Их пропаганда охватила также и Семигорье, где духовенство и учителя соревновались друг с другом в обработке новобранцев, призывая их не применять оружия против русских и сдаваться в плен при первой возможности или же путем нанесения себе увечья уклоняться от военной службы. Было установлено не менее 102 случаев подобной предательской агитации, причем пятая их часть приходилась на священнослужителей. А вот контрразведывательный пункт в Темешваре смог вскрыть махинации одного румынского приходского священника из Борло, что рядом с городом Карансебеш, только в 1916 году, обнаружив, что он создал себе хороший дополнительный доход, укрывая дезертиров.
Неприятным бременем для румын явились и примерно 4000 евреев, бежавших из Буковины при вторжении русских. А поскольку эти евреи не желали дуть в одну дуду вместе с ними, то правительство Румынии поспешило от них избавиться, отправив в Австро-Венгрию.

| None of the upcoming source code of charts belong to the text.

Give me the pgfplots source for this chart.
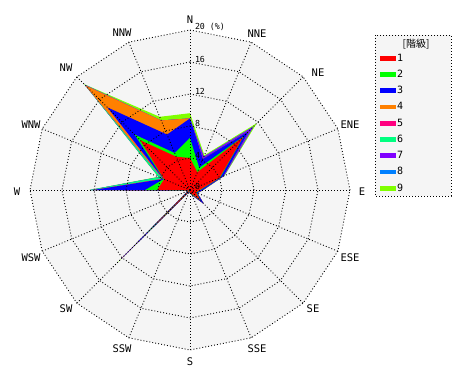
\documentclass[border=0pt]{standalone}
\usepackage{pgfplots}
\pgfplotsset{compat=1.18}
\usepackage{pgfplotstable}
\usepackage{fontspec}
\setmainfont{DejaVu Sans}
\setmonofont{DejaVu Sans Mono}
\newfontfamily\cjk{Noto Sans CJK JP}

\definecolor{bgc}{RGB}{245,245,245}
\definecolor{k1}{RGB}{255,0,0}
\definecolor{k2}{RGB}{0,255,0}
\definecolor{k3}{RGB}{0,0,255}
\definecolor{k4}{RGB}{255,128,0}
\definecolor{k5}{RGB}{255,0,128}
\definecolor{k6}{RGB}{0,255,128}
\definecolor{k7}{RGB}{128,0,255}
\definecolor{k8}{RGB}{0,128,255}
\definecolor{k9}{RGB}{128,255,0}

% angle (math convention, deg) and cumulative frequency (%) per class
\pgfplotstableread{
a      c1   c2   c3    c4    c5    c6    c7    c8    c9
90     4.0  6.5  8.95  8.95  8.95  8.95  8.95  8.95  9.6
67.5   2.4  3.0  4.2   4.2   4.2   4.2   4.5   4.5   4.7
45     9.4  9.5  10.4  10.4  10.4  10.5  11.2  11.2  11.8
22.5   4.0  4.1  4.5   4.5   4.5   4.5   4.6   4.6   4.7
0      1.2  1.3  1.6   1.6   1.6   1.6   1.6   1.6   1.7
-22.5  0.8  0.9  1.0   1.0   1.0   1.0   1.0   1.0   1.0
-45    1.8  1.85 2.4   2.4   2.4   2.4   2.4   2.4   2.4
-67.5  0.5  0.6  0.7   0.7   0.7   0.7   0.7   0.7   0.7
-90    0.3  0.3  0.4   0.4   0.4   0.4   0.4   0.4   0.4
-112.5 0.1  0.15 0.25  0.25  0.25  0.25  0.25  0.25  0.25
-135   5.9  7.4  11.8  11.8  12.1  12.1  12.2  12.2  12.7
-157.5 0.1  0.15 0.25  0.25  0.25  0.25  0.25  0.25  0.25
180    4.1  5.6  12.1  12.1  12.1  12.5  12.5  12.5  12.6
157.5  3.5  3.55 3.6   3.6   3.7   4.2   4.2   4.2   4.3
135    8.8  9.8  14.6  18.4  18.5  18.6  18.6  18.6  18.7
112.5  4.5  5.0  7.5   9.4   9.4   9.4   9.4   9.4   9.9
90     4.0  6.5  8.95  8.95  8.95  8.95  8.95  8.95  9.6
}\data

\tikzset{gridline/.style={black, line width=0.9pt, dash pattern=on 0.9pt off 2.1pt}}

\begin{document}
\begin{tikzpicture}
\begin{axis}[
  x=8pt, y=8pt,
  xmin=-23.75, xmax=35, ymin=-23.75, ymax=23.75,
  hide axis, clip=false,
  reverse legend,
  legend image code/.code={\fill[#1] (0pt,-2.4pt) rectangle (16pt,2.4pt);},
  legend style={draw=none, fill=none, at={(axis cs:23.75,17.17)}, anchor=north west,
    inner sep=0pt, row sep=5.4pt,
    font=\ttfamily\fontsize{10}{10}\selectfont,
    nodes={inner sep=1pt}},
  legend cell align=left,
]
\path (axis cs:-23.75,-23.75) rectangle (axis cs:35,23.75);
% background polygon
\addplot[forget plot, fill=bgc, draw=none, data cs=polar] table[x=a, y expr=20] {\data};
% legend frame
\draw[gridline, fill=bgc] (axis cs:23.125,19.375) rectangle (axis cs:32.625,-0.75);
\node[font=\cjk\fontsize{10}{10}\selectfont] at (axis cs:28.25,18.2) {[階級]};
% stacked classes
\addplot[fill=k9, draw=none, data cs=polar] table[x=a, y=c9] {\data}; \addlegendentry{9}
\addplot[fill=k8, draw=none, data cs=polar] table[x=a, y=c8] {\data}; \addlegendentry{8}
\addplot[fill=k7, draw=none, data cs=polar] table[x=a, y=c7] {\data}; \addlegendentry{7}
\addplot[fill=k6, draw=none, data cs=polar] table[x=a, y=c6] {\data}; \addlegendentry{6}
\addplot[fill=k5, draw=none, data cs=polar] table[x=a, y=c5] {\data}; \addlegendentry{5}
\addplot[fill=k4, draw=none, data cs=polar] table[x=a, y=c4] {\data}; \addlegendentry{4}
\addplot[fill=k3, draw=none, data cs=polar] table[x=a, y=c3] {\data}; \addlegendentry{3}
\addplot[fill=k2, draw=none, data cs=polar] table[x=a, y=c2] {\data}; \addlegendentry{2}
\addplot[fill=k1, draw=none, data cs=polar] table[x=a, y=c1] {\data}; \addlegendentry{1}
% grid rings
\pgfplotsinvokeforeach{4,8,12,16,20}{
  \addplot[forget plot, gridline, data cs=polar] table[x=a, y expr=#1] {\data};
}
% radial lines
\pgfplotsinvokeforeach{0,22.5,...,337.5}{
  \addplot[forget plot, gridline, data cs=polar] coordinates {(#1,0) (#1,20)};
}
% ring labels
\begin{scope}[every node/.style={anchor=west, inner sep=0pt, font=\ttfamily\fontsize{8.3}{9}\selectfont}]
\node at (axis cs:0.6,0.4) {0};
\node at (axis cs:0.6,4.375) {4};
\node at (axis cs:0.6,8.375) {8};
\node at (axis cs:0.6,12.375) {12};
\node at (axis cs:0.6,16.375) {16};
\node at (axis cs:0.6,20.375) {20 (\%)};
\end{scope}
% direction labels
\begin{scope}[every node/.style={inner sep=0pt, font=\ttfamily\fontsize{10.5}{12}\selectfont}]
\node at (axis cs:0,21.25) {N};
\node at (axis cs:8.375,19.5) {NNE};
\node at (axis cs:16,14.625) {NE};
\node at (axis cs:20,8.125) {ENE};
\node at (axis cs:21.5,-0.25) {E};
\node at (axis cs:20,-8.5) {ESE};
\node at (axis cs:15.375,-14.875) {SE};
\node at (axis cs:8.375,-19.875) {SSE};
\node at (axis cs:0,-21.5) {S};
\node at (axis cs:-8.5,-19.875) {SSW};
\node at (axis cs:-15.5,-14.875) {SW};
\node at (axis cs:-19.875,-8.5) {WSW};
\node at (axis cs:-21.625,-0.25) {W};
\node at (axis cs:-19.875,8.125) {WNW};
\node at (axis cs:-15.5,15.25) {NW};
\node at (axis cs:-8.5,19.625) {NNW};
\end{scope}
\end{axis}
\end{tikzpicture}
\end{document}
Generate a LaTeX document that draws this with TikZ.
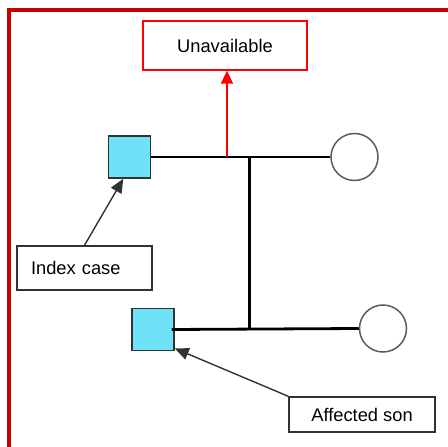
\documentclass[tikz,border=0pt]{standalone}
\usepackage{fontspec}
\setmainfont{Liberation Sans}
\usetikzlibrary{arrows.meta,calc}
\definecolor{framered}{RGB}{196,0,0}
\definecolor{affcyan}{RGB}{110,226,246}
\definecolor{edgegray}{RGB}{50,50,50}
\tikzset{
  labelbox/.style={draw=edgegray, line width=1.4pt, rectangle, inner sep=0pt, font=\fontsize{18.3}{20}\selectfont},
  affected/.style={draw=edgegray, fill=affcyan, line width=1.5pt, rectangle, minimum size=42pt, inner sep=0pt},
  female/.style={draw=edgegray!80, line width=1.5pt, circle, minimum size=47pt, inner sep=0pt},
  mate/.style={line width=2.8pt, black},
  pointer/.style={line width=1.4pt, edgegray, -{Triangle[length=14pt,width=12pt]}},
}
\begin{document}
\begin{tikzpicture}[x=1pt,y=-1pt]
\useasboundingbox (0,0) rectangle (448,447);
% frame
\draw[framered, line width=3.8pt] (9,448) -- (9,10) -- (449,10);
% nodes
\node[labelbox, draw=red, minimum width=164pt, minimum height=49pt] (unav) at (225,45.5) {Unavailable};
\node[affected] (sq1) at (129.5,157) {};
\node[affected] (sq2) at (153,329.5) {};
\node[female] (c1) at (354.5,157) {};
\node[female] (c2) at (383,328.5) {};
\node[labelbox, minimum width=135pt, minimum height=44pt, text width=107pt, align=left] (idx) at (84.5,268) {Index case};
\node[labelbox, minimum width=146pt, minimum height=35pt] (aff) at (362,414.5) {Affected son};
% pedigree lines
\draw[mate] (sq1.east) -- (c1.west);
\draw[mate] ([xshift=-3pt]sq2.east) -- (c2.west);
\coordinate (jt) at ($(sq1.east)!0.549!(c1.west)$);
\coordinate (jb) at (jt |- c2.west);
\draw[mate] (jt) -- (jb);
\coordinate (rt) at (227,157);
\draw[red, line width=1.6pt, -{Triangle[length=13pt,width=12pt]}] (rt) -- (unav.south -| rt);
% pointers
\draw[pointer] (idx.north) -- (sq1.254);
\draw[pointer] (aff.north west) -- (sq2.-41);
\end{tikzpicture}
\end{document}
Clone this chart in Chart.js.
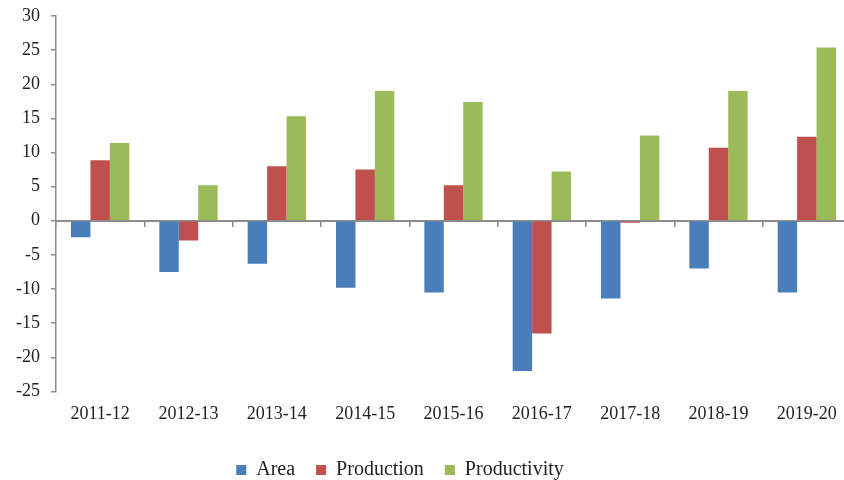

К сказанному следует добавить, что активизировались и румынские ирредентисты, действовавшие при неофициальной поддержке подданных австро-венгерской монархии румынской национальности такими же средствами и выступавшие под аналогичными масками, что и итальянские, а также сербские ирредентисты. Например, румынская «Культурная лига», действовавшая якобы только в интересах защиты и пропаганды румынского языка без преследования какой-либо политической цели, на самом деле направляла свою работу на разрушение Австро-Венгрии, как это делали итальянское общество «Данте Алигьери» и сербская «Народна одбрана». А основанный в 1913 году генералом Стойкой «Семигорский легион» как две капли воды походил на итальянские ирредентистские добровольные формирования.
В середине апреля зашевелились и сербы, которые, по нашим подсчетам, могли бросить на чашу весов еще 200 000 пехотинцев и имели на 224 орудия больше, чем до начала войны. Чтобы прекратить диверсии на Салоникской железнодорожной линии, они, естественно, выдвинули войска в Македонию. Однако некоторые признаки указывали на то, что Сербия собиралась присоединиться к намечавшемуся весной генеральному наступлению Антанты на центральные державы[191]
.К тому же найденные 17 апреля 1915 года на потопленной английской подводной лодке документы указывали на скорое начало давно ожидавшейся высадки англичан и французов в Дарданеллах, которая и была предпринята 25 апреля. А под Одессой с начала апреля стала наблюдаться концентрация 5-го кавказского корпуса. Пошли также слухи о формировании в Москве новой русской армии, но, по донесению нашего агента, посланного туда полковником Штраубом для их перепроверки, они не подтвердились.
Как бы то ни было, опасность над центральными державами нависла со всех сторон, и ее было решено предотвратить ударом, который оба командования запланировали нанести русским в Западной Галиции. Для его осуществления немцы выделили восемь пехотных дивизий, которые совместно с 6-м австро-венгерским корпусом под командованием генерала от инфантерии Артура Арца фон Штрауссенбурга должны были составить 11-ю армию генерал-полковника Августа фон Макензена.
Еще в декабре 1914 года, учитывая важность этого региона, наше разведуправление организовало мобильный разведывательный пункт в польском городе Новы-Сонч, руководство которым было возложено на знатока своего дела верховного комиссара полиции Харвата. Этот разведывательный пункт совместно с соседними разведпунктами армий уже зимой забросил в русский тыл большое число агентов на участке между городами Дембица и Кросно для того, чтобы быть во всеоружии на случай начала наступления.
Благодаря радиоперехвату и донесениям агентов нам удалось установить, что 3-я русская армия, против которой должен был осуществиться удар 11-й и 4-й армий в направлении города Тарнув, состояла из четырнадцати пехотных и пяти кавалерийских дивизий. Судя по всему, русские основное свое внимание сосредоточили на восточном крыле Карпатского фронта, где располагалась армейская группа генерала от кавалерии барона фон Пфланцер-Балтина. 3-й кавказский корпус русские с севера перебросили в Галицию, расположив его южнее Перемышля. О том, как эффективно работала наша разведка, говорит тот факт, что об этой переброске мы знали уже 8 апреля, хотя решение об ее осуществлении, по свидетельству Данилова, было принято всего 6 апреля.
Меня отозвали из штаба генерал-полковника Августа фон Макензена, где я находился в качестве представителя разведывательного управления нашего армейского Верховного командования, и 25 апреля направили в Новы-Сонч, чтобы в те напряженные дни организовать работу уже упоминавшегося разведывательного пункта. Нам следовало прояснить два весьма важных вопроса — знали ли русские что-нибудь о наших намерениях и направлялись ли ими подкрепления на угрожаемый участок фронта?